Monday, January 17, 2011


So, it seems that the newly-elected Mayor of Whakatane overspent in the recent local body elections by at least $1,000.

This is absolutely unacceptable. The Local Electoral Act sets strict limits on electoral expenses to ensure a level playing field and prevent rich candidates from buying elections. In Mr Bonne's case, this was $20,000. But he spent $20,928 - and that's not including the use of a specially decorated vehicle loaned to him for the duration of the campaign (which, if not declared as a donation, is an expense).

Bonne's excuse is that he didn't realise that the spending limit included GST. Pull the other one, it calls Don Brash. Bonne has been a District Councillor for 18 years and has previous contested and won the Whakatane mayoralty. A "defence" of ignorance is simply not believable.

The penalty if the spending is round to be deliberate is a $10,000 fine and up to two years in jail. Contrary to the Herald story, that wouldn't cause Bonne to lose his office - he's only disqualified if convicted of an offence punishable by two years or more. So even if the court finds that he deliberately flouted the law in an attempt to buy victory, the people of Whakatane will still have to live with him as Mayor.

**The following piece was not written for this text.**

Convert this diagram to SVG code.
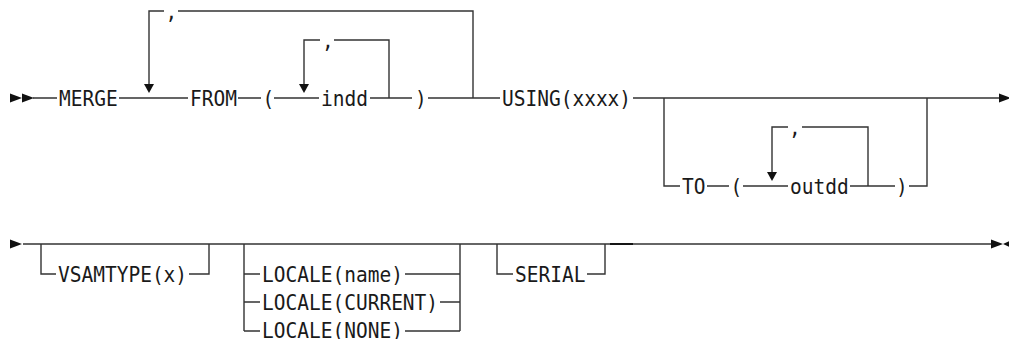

That's a serious flaw in the law. The Electoral Act gets around it by using the concept of a "corrupt practice", and disqualifying any MP convicted of one (or found to have behaved corruptly by an electoral petition). Its time that concept was extended to local government.

Correction: I've misinterpreted the Local Government Act; conviction for intentionally violating spending restrictions is enough to see Bonne disqualified. Guss I should check more carefully.